* **WHAT IS BEING ASKED**
Repeat, exactly and completely, the material that follows. Omit the pictures.

* **SUPPLIED DATA**
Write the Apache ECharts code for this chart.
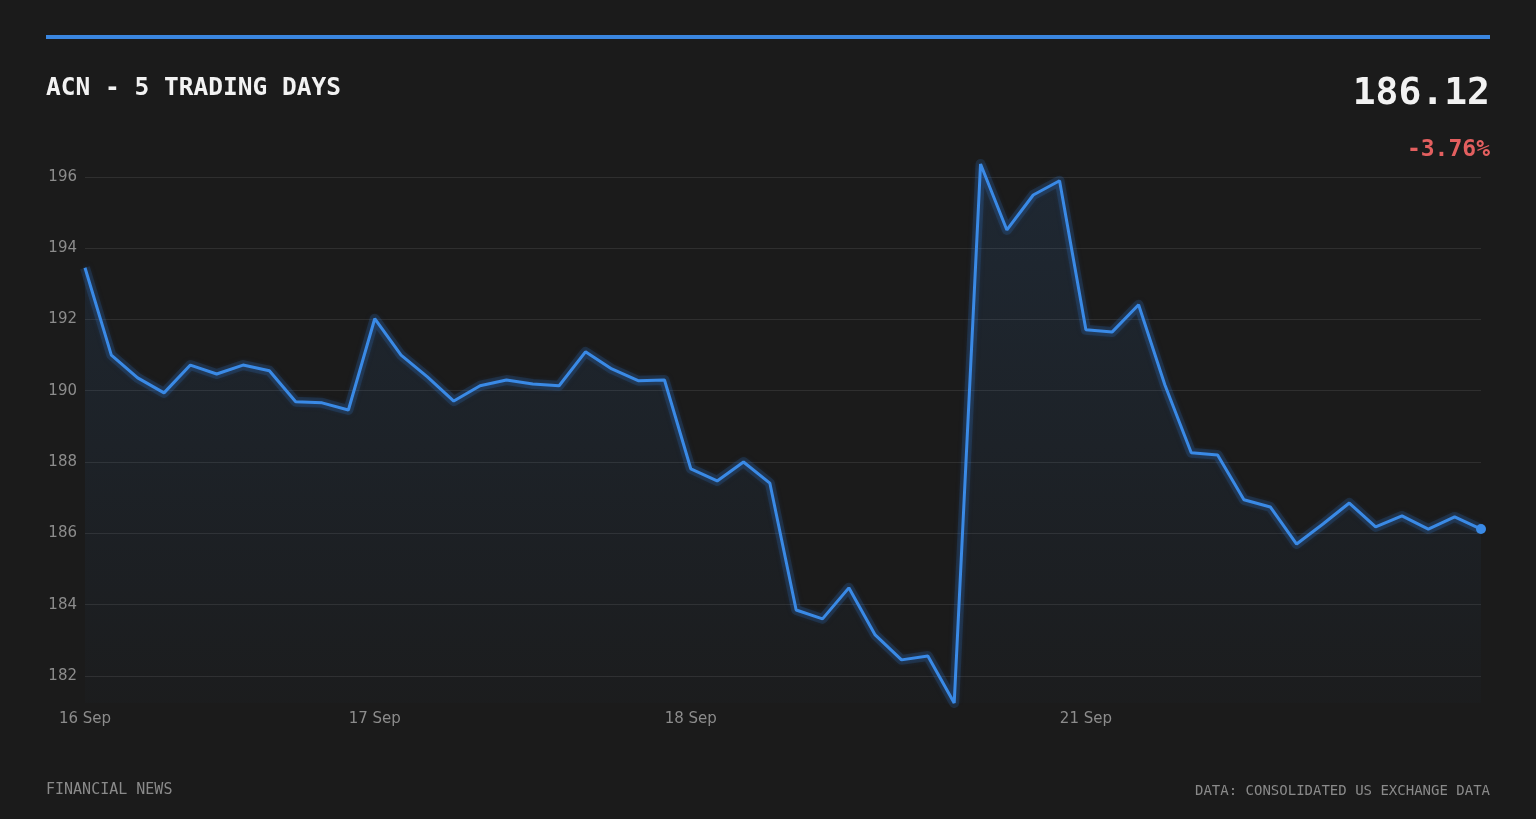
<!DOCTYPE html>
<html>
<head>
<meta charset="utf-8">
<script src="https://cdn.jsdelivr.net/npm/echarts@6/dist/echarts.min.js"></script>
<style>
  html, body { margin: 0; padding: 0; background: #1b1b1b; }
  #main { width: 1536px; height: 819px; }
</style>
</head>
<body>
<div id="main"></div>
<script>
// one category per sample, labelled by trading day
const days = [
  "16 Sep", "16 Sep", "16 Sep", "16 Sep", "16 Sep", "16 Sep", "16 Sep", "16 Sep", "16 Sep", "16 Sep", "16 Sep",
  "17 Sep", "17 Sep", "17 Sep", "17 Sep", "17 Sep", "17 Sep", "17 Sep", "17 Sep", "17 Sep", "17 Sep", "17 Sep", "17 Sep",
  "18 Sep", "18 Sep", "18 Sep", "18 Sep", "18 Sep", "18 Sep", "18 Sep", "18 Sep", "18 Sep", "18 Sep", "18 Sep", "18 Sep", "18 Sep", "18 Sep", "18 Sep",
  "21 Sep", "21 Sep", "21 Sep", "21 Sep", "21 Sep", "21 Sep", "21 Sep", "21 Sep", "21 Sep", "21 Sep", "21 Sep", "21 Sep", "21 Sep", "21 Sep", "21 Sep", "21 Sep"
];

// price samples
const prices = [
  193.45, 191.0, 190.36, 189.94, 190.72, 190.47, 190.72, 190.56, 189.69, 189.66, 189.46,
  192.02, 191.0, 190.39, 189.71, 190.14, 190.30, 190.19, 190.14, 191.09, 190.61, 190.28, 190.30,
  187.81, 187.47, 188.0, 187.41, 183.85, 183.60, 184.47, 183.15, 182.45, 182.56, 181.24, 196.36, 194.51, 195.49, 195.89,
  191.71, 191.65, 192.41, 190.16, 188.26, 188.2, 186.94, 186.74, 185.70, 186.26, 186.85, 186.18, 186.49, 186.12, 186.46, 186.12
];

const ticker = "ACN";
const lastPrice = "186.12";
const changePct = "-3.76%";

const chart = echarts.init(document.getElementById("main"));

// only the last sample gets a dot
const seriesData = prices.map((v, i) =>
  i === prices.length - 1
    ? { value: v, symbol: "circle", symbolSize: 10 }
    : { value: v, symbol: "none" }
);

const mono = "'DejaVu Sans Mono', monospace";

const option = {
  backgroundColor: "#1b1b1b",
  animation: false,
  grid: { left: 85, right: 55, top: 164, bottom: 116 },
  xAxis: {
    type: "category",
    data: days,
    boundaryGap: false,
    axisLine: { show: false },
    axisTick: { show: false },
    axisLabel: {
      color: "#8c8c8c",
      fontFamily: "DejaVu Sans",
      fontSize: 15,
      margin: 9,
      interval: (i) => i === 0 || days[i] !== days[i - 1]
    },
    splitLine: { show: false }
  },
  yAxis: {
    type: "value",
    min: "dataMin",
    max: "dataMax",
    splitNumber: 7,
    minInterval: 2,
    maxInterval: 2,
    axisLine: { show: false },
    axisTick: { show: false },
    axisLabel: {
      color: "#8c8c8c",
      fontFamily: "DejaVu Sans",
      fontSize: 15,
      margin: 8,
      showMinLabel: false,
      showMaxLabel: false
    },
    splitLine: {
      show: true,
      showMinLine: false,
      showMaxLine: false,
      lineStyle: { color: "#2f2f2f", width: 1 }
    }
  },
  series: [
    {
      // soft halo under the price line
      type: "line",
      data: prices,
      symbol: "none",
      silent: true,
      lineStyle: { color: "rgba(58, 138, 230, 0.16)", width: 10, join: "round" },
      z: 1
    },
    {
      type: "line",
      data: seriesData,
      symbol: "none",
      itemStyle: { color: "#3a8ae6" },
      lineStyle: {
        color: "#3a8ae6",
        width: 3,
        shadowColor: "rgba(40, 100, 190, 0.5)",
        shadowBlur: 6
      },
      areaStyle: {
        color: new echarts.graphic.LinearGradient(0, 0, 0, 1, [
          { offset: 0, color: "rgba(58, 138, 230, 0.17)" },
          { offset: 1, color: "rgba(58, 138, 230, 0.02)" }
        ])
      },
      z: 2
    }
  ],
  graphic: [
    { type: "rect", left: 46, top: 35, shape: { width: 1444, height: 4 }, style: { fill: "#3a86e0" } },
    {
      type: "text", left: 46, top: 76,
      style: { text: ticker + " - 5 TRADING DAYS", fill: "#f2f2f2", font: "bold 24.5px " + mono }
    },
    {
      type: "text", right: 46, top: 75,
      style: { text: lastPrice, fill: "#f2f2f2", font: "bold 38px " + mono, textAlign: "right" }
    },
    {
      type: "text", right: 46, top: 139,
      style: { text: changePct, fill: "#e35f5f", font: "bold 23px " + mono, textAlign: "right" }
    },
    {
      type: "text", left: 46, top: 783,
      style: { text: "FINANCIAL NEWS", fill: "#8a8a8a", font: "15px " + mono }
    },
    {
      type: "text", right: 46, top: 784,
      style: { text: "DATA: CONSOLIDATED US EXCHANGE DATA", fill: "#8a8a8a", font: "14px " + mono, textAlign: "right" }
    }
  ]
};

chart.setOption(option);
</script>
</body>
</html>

* **FULL ANSWER**
Write the Apache ECharts code for this chart.
<!DOCTYPE html>
<html>
<head>
<meta charset="utf-8">
<script src="https://cdn.jsdelivr.net/npm/echarts@6/dist/echarts.min.js"></script>
<style>
  html, body { margin: 0; padding: 0; background: #1b1b1b; }
  #main { width: 1536px; height: 819px; }
</style>
</head>
<body>
<div id="main"></div>
<script>
// one category per sample, labelled by trading day
const days = [
  "16 Sep", "16 Sep", "16 Sep", "16 Sep", "16 Sep", "16 Sep", "16 Sep", "16 Sep", "16 Sep", "16 Sep", "16 Sep",
  "17 Sep", "17 Sep", "17 Sep", "17 Sep", "17 Sep", "17 Sep", "17 Sep", "17 Sep", "17 Sep", "17 Sep", "17 Sep", "17 Sep",
  "18 Sep", "18 Sep", "18 Sep", "18 Sep", "18 Sep", "18 Sep", "18 Sep", "18 Sep", "18 Sep", "18 Sep", "18 Sep", "18 Sep", "18 Sep", "18 Sep", "18 Sep",
  "21 Sep", "21 Sep", "21 Sep", "21 Sep", "21 Sep", "21 Sep", "21 Sep", "21 Sep", "21 Sep", "21 Sep", "21 Sep", "21 Sep", "21 Sep", "21 Sep", "21 Sep", "21 Sep"
];

// price samples
const prices = [
  193.45, 191.0, 190.36, 189.94, 190.72, 190.47, 190.72, 190.56, 189.69, 189.66, 189.46,
  192.02, 191.0, 190.39, 189.71, 190.14, 190.30, 190.19, 190.14, 191.09, 190.61, 190.28, 190.30,
  187.81, 187.47, 188.0, 187.41, 183.85, 183.60, 184.47, 183.15, 182.45, 182.56, 181.24, 196.36, 194.51, 195.49, 195.89,
  191.71, 191.65, 192.41, 190.16, 188.26, 188.2, 186.94, 186.74, 185.70, 186.26, 186.85, 186.18, 186.49, 186.12, 186.46, 186.12
];

const ticker = "ACN";
const lastPrice = "186.12";
const changePct = "-3.76%";

const chart = echarts.init(document.getElementById("main"));

// only the last sample gets a dot
const seriesData = prices.map((v, i) =>
  i === prices.length - 1
    ? { value: v, symbol: "circle", symbolSize: 10 }
    : { value: v, symbol: "none" }
);

const mono = "'DejaVu Sans Mono', monospace";

const option = {
  backgroundColor: "#1b1b1b",
  animation: false,
  grid: { left: 85, right: 55, top: 164, bottom: 116 },
  xAxis: {
    type: "category",
    data: days,
    boundaryGap: false,
    axisLine: { show: false },
    axisTick: { show: false },
    axisLabel: {
      color: "#8c8c8c",
      fontFamily: "DejaVu Sans",
      fontSize: 15,
      margin: 9,
      interval: (i) => i === 0 || days[i] !== days[i - 1]
    },
    splitLine: { show: false }
  },
  yAxis: {
    type: "value",
    min: "dataMin",
    max: "dataMax",
    splitNumber: 7,
    minInterval: 2,
    maxInterval: 2,
    axisLine: { show: false },
    axisTick: { show: false },
    axisLabel: {
      color: "#8c8c8c",
      fontFamily: "DejaVu Sans",
      fontSize: 15,
      margin: 8,
      showMinLabel: false,
      showMaxLabel: false
    },
    splitLine: {
      show: true,
      showMinLine: false,
      showMaxLine: false,
      lineStyle: { color: "#2f2f2f", width: 1 }
    }
  },
  series: [
    {
      // soft halo under the price line
      type: "line",
      data: prices,
      symbol: "none",
      silent: true,
      lineStyle: { color: "rgba(58, 138, 230, 0.16)", width: 10, join: "round" },
      z: 1
    },
    {
      type: "line",
      data: seriesData,
      symbol: "none",
      itemStyle: { color: "#3a8ae6" },
      lineStyle: {
        color: "#3a8ae6",
        width: 3,
        shadowColor: "rgba(40, 100, 190, 0.5)",
        shadowBlur: 6
      },
      areaStyle: {
        color: new echarts.graphic.LinearGradient(0, 0, 0, 1, [
          { offset: 0, color: "rgba(58, 138, 230, 0.17)" },
          { offset: 1, color: "rgba(58, 138, 230, 0.02)" }
        ])
      },
      z: 2
    }
  ],
  graphic: [
    { type: "rect", left: 46, top: 35, shape: { width: 1444, height: 4 }, style: { fill: "#3a86e0" } },
    {
      type: "text", left: 46, top: 76,
      style: { text: ticker + " - 5 TRADING DAYS", fill: "#f2f2f2", font: "bold 24.5px " + mono }
    },
    {
      type: "text", right: 46, top: 75,
      style: { text: lastPrice, fill: "#f2f2f2", font: "bold 38px " + mono, textAlign: "right" }
    },
    {
      type: "text", right: 46, top: 139,
      style: { text: changePct, fill: "#e35f5f", font: "bold 23px " + mono, textAlign: "right" }
    },
    {
      type: "text", left: 46, top: 783,
      style: { text: "FINANCIAL NEWS", fill: "#8a8a8a", font: "15px " + mono }
    },
    {
      type: "text", right: 46, top: 784,
      style: { text: "DATA: CONSOLIDATED US EXCHANGE DATA", fill: "#8a8a8a", font: "14px " + mono, textAlign: "right" }
    }
  ]
};

chart.setOption(option);
</script>
</body>
</html>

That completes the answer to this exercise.